Odds now favor that the U.S. economy slipping into a recession within the next year, with economists expecting the labor market and demand will become casualties in the Federal Reserve’s inflation battle.
The probability of a downturn over the next 12 months stands at 60%, up from 50% odds in September and double what it was six months ago, according to the latest Bloomberg monthly survey of economists. The latest poll was conducted Oct. 7-12, with 42 economists responding about the chance of a recession.
A “significant tightening of financial conditions is a clear headwind to growth and comes at a time when consumer and business confidence is already under immense pressure from the rising cost of living and falling equity, bond and real estate prices,” said James Knightley, chief international economist at ING.
The survey results underscore the expected toll of the Fed’s steep interest-rate increases on household demand, business investment and the job market. Economists surveyed lowered their estimates for consumer spending for every quarter through the end of next year, including sub-1% average increases in the first half of 2023.
Private investment, which includes business spending on equipment, is seen declining from the fourth quarter through the first half of next year. That’s a huge markdown from the previous survey which showed modest to moderate increases.
The outlook for the job market also showed a steep downgrade from a month ago, with payrolls growth projected to average less than 70,000 in every quarter next year. Employment is seen near flat in the third quarter of 2023, while the jobless rate is expected to peak at a 4.5% average entering 2024.
Labor market
Those projections are a far cry from the 420,000 monthly payroll additions on average so far this year and a current unemployment rate of 3.5% that matches the lowest since 1969.

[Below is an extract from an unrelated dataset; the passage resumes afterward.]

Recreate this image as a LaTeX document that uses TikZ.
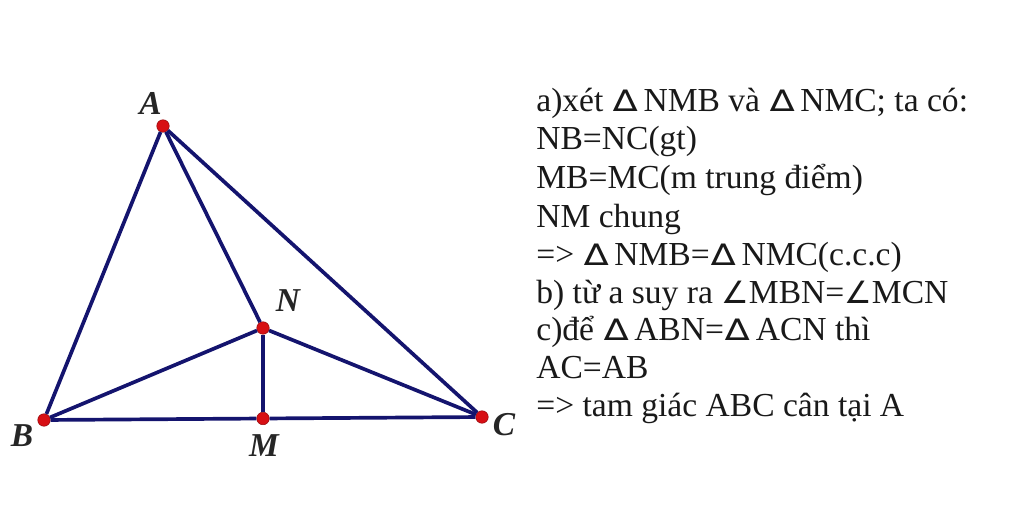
\documentclass[tikz,border=0pt]{standalone}
\usepackage{fontspec}
\setmainfont{Liberation Serif}
\newfontfamily\symfont{DejaVu Sans}
\usepackage{graphicx}
\usepackage{tikz}
\usetikzlibrary{positioning}
\newcommand{\tamgiac}{\kern1pt\scalebox{1.22}[1]{\symfont\fontsize{17}{17}\selectfont ∆}\kern3.2pt\relax}
\newcommand{\goc}{{\symfont\fontsize{17.5}{17.5}\selectfont ∠}}
\definecolor{edgeblue}{RGB}{20,20,110}
\definecolor{dotred}{RGB}{215,15,20}
\tikzset{
    vertex/.style={circle, fill=dotred, draw=dotred!70!black, line width=0.3pt, inner sep=0pt, minimum size=0.25cm},
    side/.style={draw=edgeblue, line width=2.1pt},
    ptlabel/.style={font=\fontsize{19}{19}\selectfont\bfseries\itshape, text=black!85, inner sep=0pt},
    proofline/.style={anchor=base west, font=\fontsize{19.1}{19.1}\selectfont, text=black!90, inner sep=0pt}
}
\begin{document}
\begin{tikzpicture}
    \useasboundingbox (0,0) rectangle (20.48,10.38);

    % Vertices
    \node[vertex] (A) at (3.26,7.86) {};
    \node[vertex] (B) at (0.88,1.98) {};
    \node[vertex] (C) at (9.64,2.04) {};
    \node[vertex] (M) at (5.26,2.01) {};
    \node[vertex] (N) at (5.26,3.82) {};

    % Sides
    \draw[side] (A) -- (B);
    \draw[side] (A) -- (C);
    \draw[side] (A) -- (N);
    \draw[side] (B) -- (M);
    \draw[side] (M) -- (C);
    \draw[side] (N) -- (B);
    \draw[side] (N) -- (C);
    \draw[side] (N) -- (M);

    % Point labels
    \node[ptlabel] (labA) at (3.01,8.32) {A};
    \node[ptlabel] (labB) at (0.44,1.66) {B};
    \node[ptlabel] (labC) at (10.08,1.88) {C};
    \node[ptlabel] (labM) at (5.28,1.46) {M};
    \node[ptlabel] (labN) at (5.76,4.36) {N};

    % Proof text
    \node[proofline] (line1) at (10.72,8.16) {a)xét \tamgiac NMB và \tamgiac NMC; ta có:};
    \node[proofline] (line2) at (10.72,7.38) {NB=NC(gt)};
    \node[proofline] (line3) at (10.72,6.62) {MB=MC(m trung điểm)};
    \node[proofline] (line4) at (10.72,5.84) {NM chung};
    \node[proofline] (line5) at (10.72,5.08) {=> \tamgiac NMB=\tamgiac NMC(c.c.c)};
    \node[proofline] (line6) at (10.72,4.32) {b) từ a suy ra \goc MBN=\goc MCN};
    \node[proofline] (line7) at (10.72,3.58) {c)để \tamgiac ABN=\tamgiac ACN thì};
    \node[proofline] (line8) at (10.72,2.82) {AC=AB};
    \node[proofline] (line9) at (10.72,2.06) {=> tam giác ABC cân tại A};
\end{tikzpicture}
\end{document}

Forecasts for a key inflation metric watched by the Fed — the personal consumption expenditures price index excluding food and energy — were raised for each quarter this year and next. Economists now see the core PCE price gauge averaging 4.7% in the current quarter on a year-over-year basis. That’s 0.4 percentage point higher than last month’s estimate.
The forecasts were submitted prior to Thursday’s release of the September consumer price index report, which showed the core measure re-accelerated to a four-decade high and exceeded forecasts.